§ WHAT THE EXERCISE ASKS: Answer with one number only: the number of lines that contain "this".

§ MATERIAL SUPPLIED:
● ● ● ● ● ● ●
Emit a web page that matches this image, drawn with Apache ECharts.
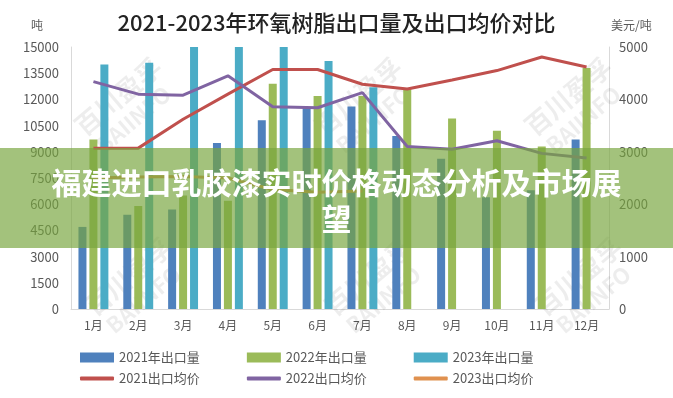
● ● ● ● ● ● ●
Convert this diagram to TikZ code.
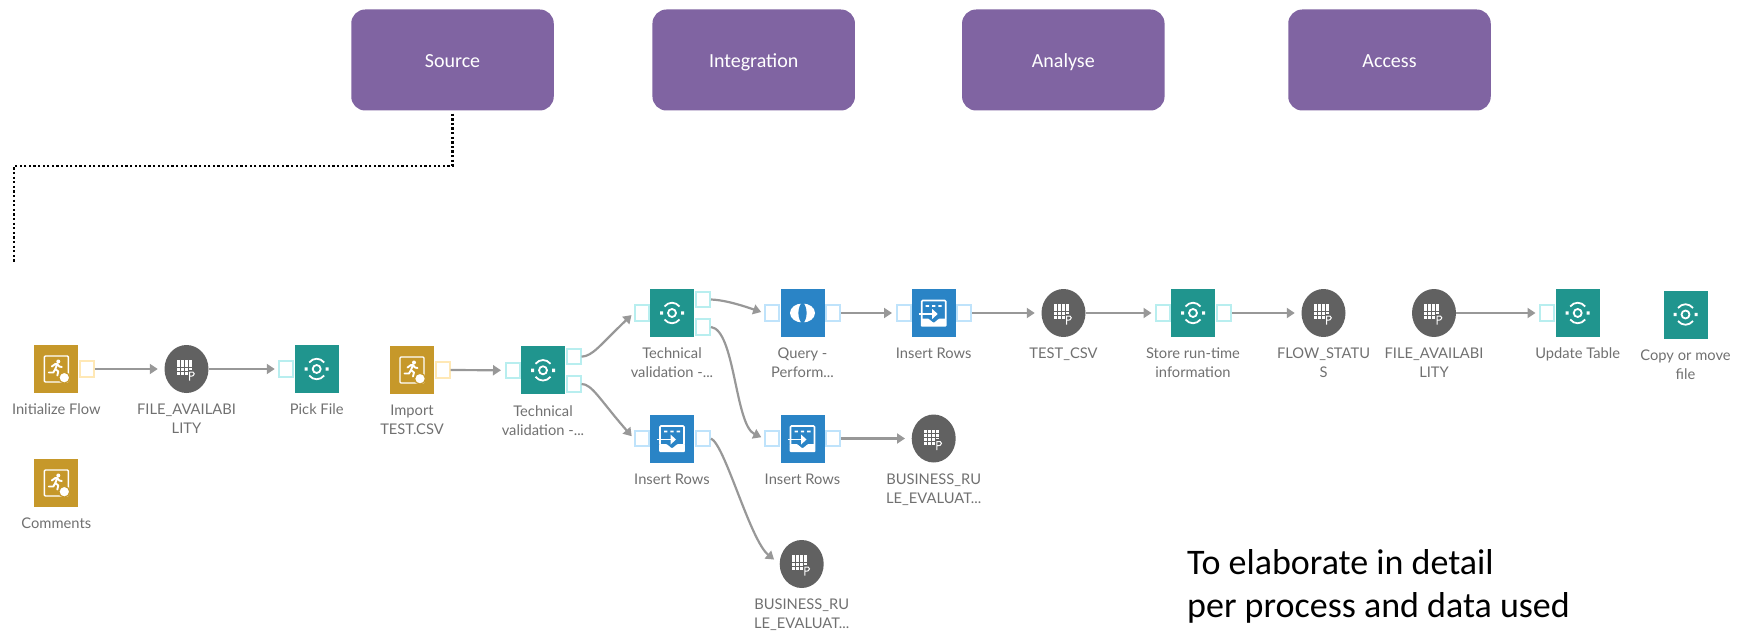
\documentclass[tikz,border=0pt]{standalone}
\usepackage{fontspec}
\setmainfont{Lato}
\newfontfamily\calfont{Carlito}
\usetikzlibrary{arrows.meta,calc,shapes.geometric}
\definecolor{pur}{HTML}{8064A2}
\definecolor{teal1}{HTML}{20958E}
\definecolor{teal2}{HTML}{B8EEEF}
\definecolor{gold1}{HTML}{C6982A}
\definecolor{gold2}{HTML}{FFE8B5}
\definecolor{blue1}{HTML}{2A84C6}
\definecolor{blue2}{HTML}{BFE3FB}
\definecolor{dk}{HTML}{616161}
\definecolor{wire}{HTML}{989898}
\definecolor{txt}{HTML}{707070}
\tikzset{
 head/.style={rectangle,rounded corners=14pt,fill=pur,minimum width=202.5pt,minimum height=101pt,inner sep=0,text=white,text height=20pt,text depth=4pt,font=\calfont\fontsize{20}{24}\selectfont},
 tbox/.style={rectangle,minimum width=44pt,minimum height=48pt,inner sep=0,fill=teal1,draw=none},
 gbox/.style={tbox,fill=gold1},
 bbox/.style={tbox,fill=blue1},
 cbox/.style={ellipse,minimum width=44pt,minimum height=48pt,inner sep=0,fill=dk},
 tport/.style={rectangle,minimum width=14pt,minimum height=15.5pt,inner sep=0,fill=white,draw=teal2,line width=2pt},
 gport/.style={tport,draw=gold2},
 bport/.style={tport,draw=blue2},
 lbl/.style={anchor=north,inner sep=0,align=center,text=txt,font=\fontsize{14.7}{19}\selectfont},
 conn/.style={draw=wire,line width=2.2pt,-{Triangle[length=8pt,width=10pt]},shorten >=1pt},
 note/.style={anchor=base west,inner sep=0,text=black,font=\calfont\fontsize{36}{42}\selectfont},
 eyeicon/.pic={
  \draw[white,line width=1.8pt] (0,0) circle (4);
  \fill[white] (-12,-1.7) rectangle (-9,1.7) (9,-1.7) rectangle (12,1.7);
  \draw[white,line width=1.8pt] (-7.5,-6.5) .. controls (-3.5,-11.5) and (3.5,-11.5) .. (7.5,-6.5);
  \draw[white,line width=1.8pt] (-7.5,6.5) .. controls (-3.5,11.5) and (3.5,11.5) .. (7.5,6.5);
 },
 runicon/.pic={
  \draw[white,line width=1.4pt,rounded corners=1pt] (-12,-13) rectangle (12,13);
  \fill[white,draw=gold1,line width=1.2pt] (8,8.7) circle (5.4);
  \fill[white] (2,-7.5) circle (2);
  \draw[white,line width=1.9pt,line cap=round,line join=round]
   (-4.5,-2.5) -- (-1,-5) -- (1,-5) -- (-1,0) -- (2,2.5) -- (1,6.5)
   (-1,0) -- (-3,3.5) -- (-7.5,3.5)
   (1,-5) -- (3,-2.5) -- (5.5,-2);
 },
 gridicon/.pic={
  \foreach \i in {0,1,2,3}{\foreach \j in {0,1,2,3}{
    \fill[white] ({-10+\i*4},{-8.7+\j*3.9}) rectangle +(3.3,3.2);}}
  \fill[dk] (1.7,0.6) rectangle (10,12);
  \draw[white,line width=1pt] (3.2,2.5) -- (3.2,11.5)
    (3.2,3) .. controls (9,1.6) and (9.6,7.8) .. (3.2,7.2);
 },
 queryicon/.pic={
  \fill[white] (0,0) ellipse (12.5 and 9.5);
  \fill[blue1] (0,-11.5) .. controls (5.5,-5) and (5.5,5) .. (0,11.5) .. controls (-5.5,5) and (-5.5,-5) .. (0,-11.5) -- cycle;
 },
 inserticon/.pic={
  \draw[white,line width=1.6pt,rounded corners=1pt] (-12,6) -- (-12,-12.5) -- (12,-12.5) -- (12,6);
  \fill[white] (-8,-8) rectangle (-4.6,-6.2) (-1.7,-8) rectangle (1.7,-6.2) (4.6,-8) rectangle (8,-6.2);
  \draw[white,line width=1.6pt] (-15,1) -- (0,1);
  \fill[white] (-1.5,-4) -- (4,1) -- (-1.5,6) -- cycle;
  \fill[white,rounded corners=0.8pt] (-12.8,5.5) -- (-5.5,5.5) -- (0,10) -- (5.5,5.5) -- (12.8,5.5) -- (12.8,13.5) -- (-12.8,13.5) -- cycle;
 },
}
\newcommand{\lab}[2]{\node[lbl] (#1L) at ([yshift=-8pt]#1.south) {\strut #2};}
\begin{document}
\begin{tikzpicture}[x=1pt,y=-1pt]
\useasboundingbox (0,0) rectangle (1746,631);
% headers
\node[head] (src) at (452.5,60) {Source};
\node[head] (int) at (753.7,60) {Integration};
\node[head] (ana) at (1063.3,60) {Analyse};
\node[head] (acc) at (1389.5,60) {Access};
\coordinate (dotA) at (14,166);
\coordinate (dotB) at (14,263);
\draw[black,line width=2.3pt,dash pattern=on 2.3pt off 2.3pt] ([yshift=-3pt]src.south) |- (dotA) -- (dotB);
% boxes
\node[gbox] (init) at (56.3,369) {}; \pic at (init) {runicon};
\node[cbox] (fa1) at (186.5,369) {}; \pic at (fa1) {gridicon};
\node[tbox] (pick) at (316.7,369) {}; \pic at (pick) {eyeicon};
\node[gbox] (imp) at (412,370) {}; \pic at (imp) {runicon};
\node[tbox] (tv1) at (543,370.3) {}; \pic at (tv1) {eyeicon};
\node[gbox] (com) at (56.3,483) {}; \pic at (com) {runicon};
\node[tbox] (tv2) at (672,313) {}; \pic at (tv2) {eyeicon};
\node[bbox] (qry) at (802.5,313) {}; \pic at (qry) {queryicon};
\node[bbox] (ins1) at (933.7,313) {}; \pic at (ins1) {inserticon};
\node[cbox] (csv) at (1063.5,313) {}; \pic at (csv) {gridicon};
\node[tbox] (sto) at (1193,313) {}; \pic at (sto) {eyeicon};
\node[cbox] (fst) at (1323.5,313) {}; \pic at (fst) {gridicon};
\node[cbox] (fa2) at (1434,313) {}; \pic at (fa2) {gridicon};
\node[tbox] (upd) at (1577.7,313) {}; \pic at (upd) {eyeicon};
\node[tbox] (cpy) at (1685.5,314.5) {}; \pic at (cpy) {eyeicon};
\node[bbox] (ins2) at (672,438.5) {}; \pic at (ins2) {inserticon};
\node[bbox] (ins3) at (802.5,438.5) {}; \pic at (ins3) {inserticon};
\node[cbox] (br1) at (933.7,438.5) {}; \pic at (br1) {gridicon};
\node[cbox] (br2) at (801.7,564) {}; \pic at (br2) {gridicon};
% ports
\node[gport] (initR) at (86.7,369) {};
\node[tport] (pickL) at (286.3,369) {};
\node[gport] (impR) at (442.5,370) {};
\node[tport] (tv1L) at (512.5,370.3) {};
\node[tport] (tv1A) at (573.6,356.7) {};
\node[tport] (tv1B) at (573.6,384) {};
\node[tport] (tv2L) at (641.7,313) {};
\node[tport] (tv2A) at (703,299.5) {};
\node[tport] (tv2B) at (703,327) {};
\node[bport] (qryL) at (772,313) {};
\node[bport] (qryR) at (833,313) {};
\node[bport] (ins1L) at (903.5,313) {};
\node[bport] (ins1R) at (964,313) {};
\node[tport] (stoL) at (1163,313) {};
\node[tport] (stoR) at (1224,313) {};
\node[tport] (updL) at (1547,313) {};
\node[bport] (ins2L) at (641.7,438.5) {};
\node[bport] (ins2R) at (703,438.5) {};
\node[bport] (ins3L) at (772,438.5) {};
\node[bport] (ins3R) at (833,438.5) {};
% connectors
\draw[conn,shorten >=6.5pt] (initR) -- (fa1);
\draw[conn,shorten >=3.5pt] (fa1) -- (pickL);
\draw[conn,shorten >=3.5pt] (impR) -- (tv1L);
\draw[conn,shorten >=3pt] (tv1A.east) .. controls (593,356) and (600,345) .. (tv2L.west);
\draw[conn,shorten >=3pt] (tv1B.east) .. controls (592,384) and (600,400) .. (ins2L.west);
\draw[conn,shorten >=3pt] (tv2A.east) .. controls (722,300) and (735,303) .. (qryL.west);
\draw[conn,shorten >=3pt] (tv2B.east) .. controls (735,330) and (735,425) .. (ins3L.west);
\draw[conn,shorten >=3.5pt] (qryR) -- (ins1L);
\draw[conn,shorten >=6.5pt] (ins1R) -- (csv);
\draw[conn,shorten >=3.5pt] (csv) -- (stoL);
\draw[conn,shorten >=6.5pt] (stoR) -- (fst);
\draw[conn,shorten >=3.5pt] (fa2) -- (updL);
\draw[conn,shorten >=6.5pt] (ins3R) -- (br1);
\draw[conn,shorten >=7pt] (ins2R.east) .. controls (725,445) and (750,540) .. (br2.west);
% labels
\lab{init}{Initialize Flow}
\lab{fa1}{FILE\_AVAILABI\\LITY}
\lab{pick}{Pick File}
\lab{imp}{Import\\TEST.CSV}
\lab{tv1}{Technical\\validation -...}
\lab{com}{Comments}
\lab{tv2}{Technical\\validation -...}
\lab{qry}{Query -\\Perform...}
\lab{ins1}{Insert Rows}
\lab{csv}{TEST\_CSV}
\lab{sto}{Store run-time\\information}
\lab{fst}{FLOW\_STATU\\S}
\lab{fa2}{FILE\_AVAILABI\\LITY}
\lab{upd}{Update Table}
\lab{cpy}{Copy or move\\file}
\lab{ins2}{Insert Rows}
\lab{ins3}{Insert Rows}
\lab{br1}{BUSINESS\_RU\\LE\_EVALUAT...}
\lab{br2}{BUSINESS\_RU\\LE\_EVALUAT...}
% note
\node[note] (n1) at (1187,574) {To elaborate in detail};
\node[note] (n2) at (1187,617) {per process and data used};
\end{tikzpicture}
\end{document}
● ● ● ● ● ● ●
§ COMPLETED TASK: 2